Functional Implications of Ost4p Structure. It is very interesting that the 3D structure of Ost4p in chloroform:methanol:water mixture explains and rationalizes the results of comprehensive mutagenesis study on Ost4p (17). Single point mutations of the residues 18-24 have a negative effect on OT activity and disrupt the complex formation between Ost4p, Ost3p, and Stt3p (17). In the NMR structure determined in this study (Fig. 4 a and b), these residues form the central part of the α2 helix (residues 15-28). Mutations in the α1 helix (residues 10-14) have no effect on OT activity, which implies that the helix α2 is the structural element necessary to form a functional subcomplex between the three membrane proteins.

It is of interest to note that mutation of residue Met-18, Leu-21, or Ile-24 disrupts the Ost4p and Stt3p complex (17) whereas mutation of any residue from Met-18 through Ile-24 disrupts the Ost4p-Ost3p complex (17). In the NMR structure, residues Met-18, Leu-21, and Ile-24 are located on the same side of the Ost4p TM helix (Fig. 4 b and e) and form a well defined i + 4 ridge (Fig. 4c). Such ridges are the key elements in the classical “ridges-into-grooves” helix packing model (48). This finding leads us to believe that, in the Stt3p-Ost4p-Ost3p complex, one of the TM domains of Stt3p is packed against Ost4p in ridges-into-grooves manner, with the Ost4p residues 18, 21, and 24 forming the packing interface. Thus, in the model of Ost4p serving as the bridge molecule between Stt3p and Ost3p, residues Met-18, Leu-21, and Ile-24 on one side of the helix (Fig. 4e) are involved in interactions with Stt3p whereas residues Met-19, Thr-20, Ile-22, and Val-23 on the other side of the helix are crucial for the interactions with Ost3p (Fig. 4f). These interactions may include interhelical hydrogen bonding of the side chain of Thr-20, as often found in other membrane proteins (49, 50).

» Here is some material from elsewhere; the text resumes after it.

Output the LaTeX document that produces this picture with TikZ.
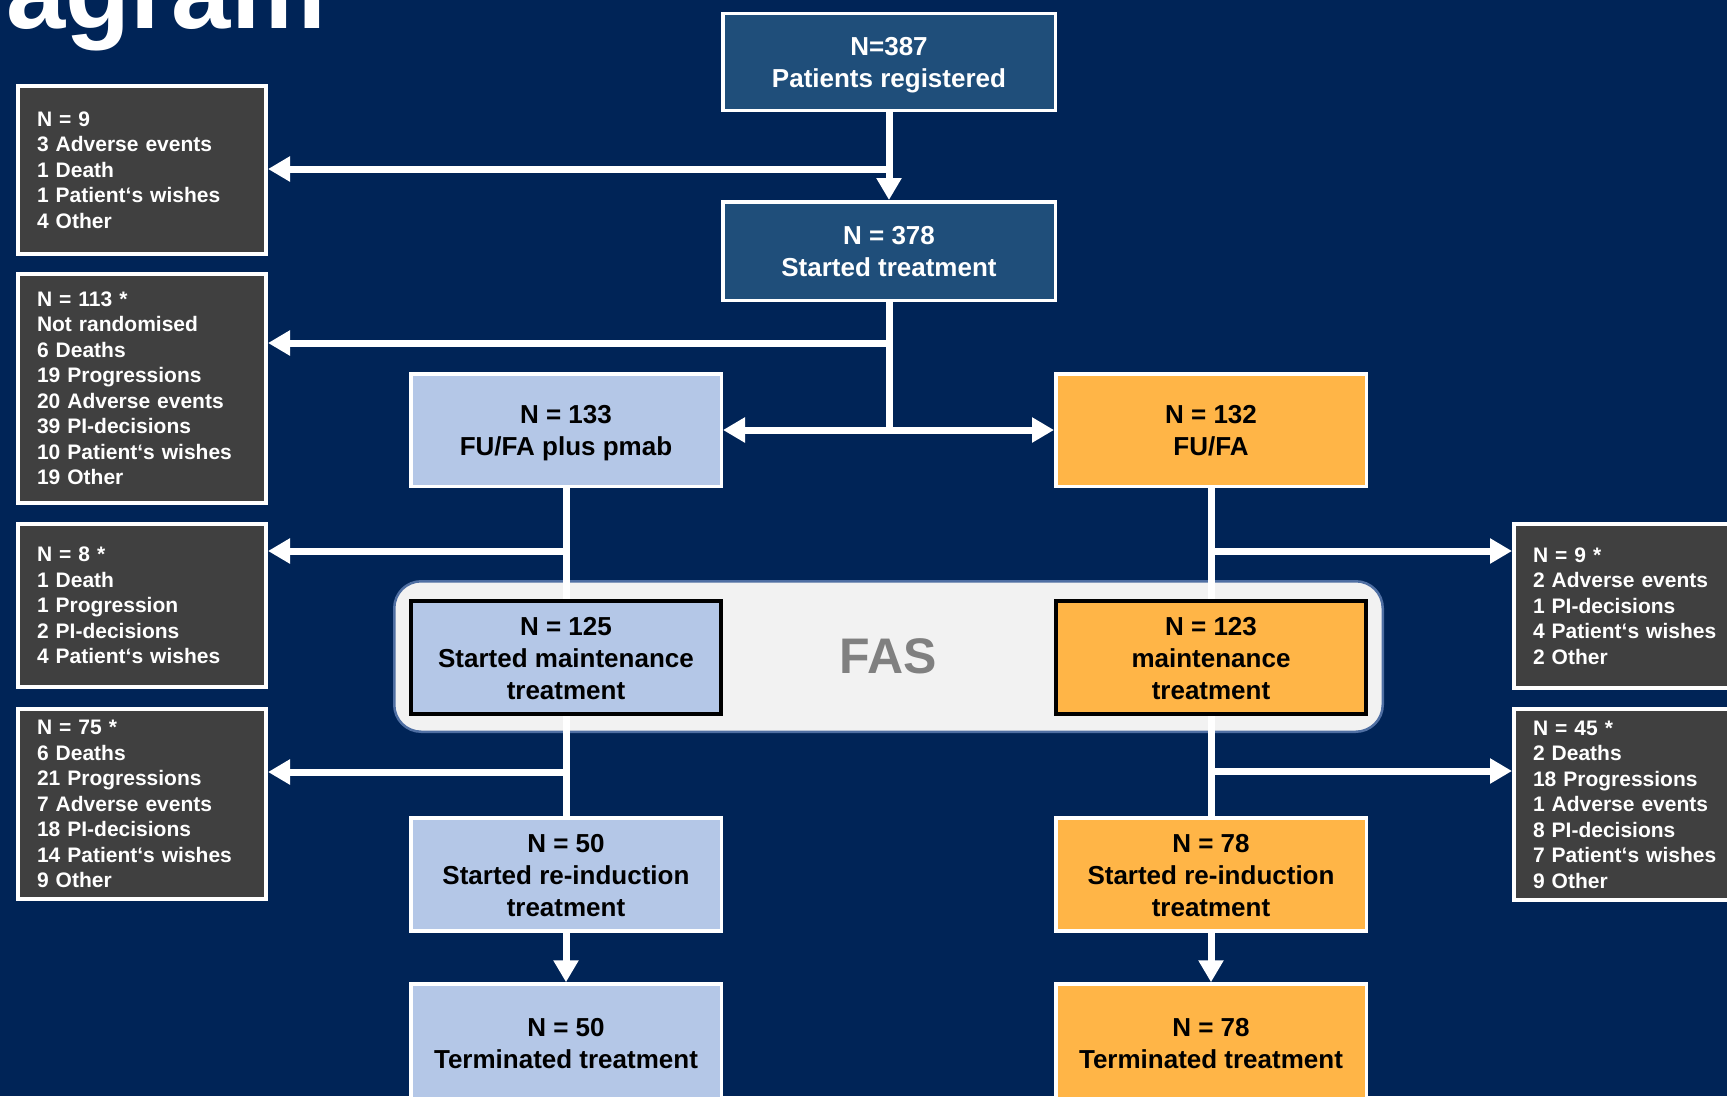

Complete understanding of the chemistry and function of the OT complex will require the combination of many approaches. In the present study, NMR spectroscopy identified the 3D structure of an OT subunit, which clarified the results of mutagenesis studies and allowed us to deduce a structural model of the interactions within three proteins in an OT subcomplex. This result represents an important step toward understanding the mechanism of N-glycosylation in eukaryotes, which, in the long term, will provide us with a new basis for treatment of congenital disorders of glycosylation.

Note Added in Proof. While this article was in press, a very interesting work on the evolution of transmembrane helix kinks was reported by Yohannan et al. (51) describing a strong correlation between the frequency of prolines at a position and a kink at that site in the helix, even if the helix in the known protein does not contain a proline. These nonproline kinks have arisen during evolution through compensatory mutations that help to stabilize the bent conformation without the need of proline.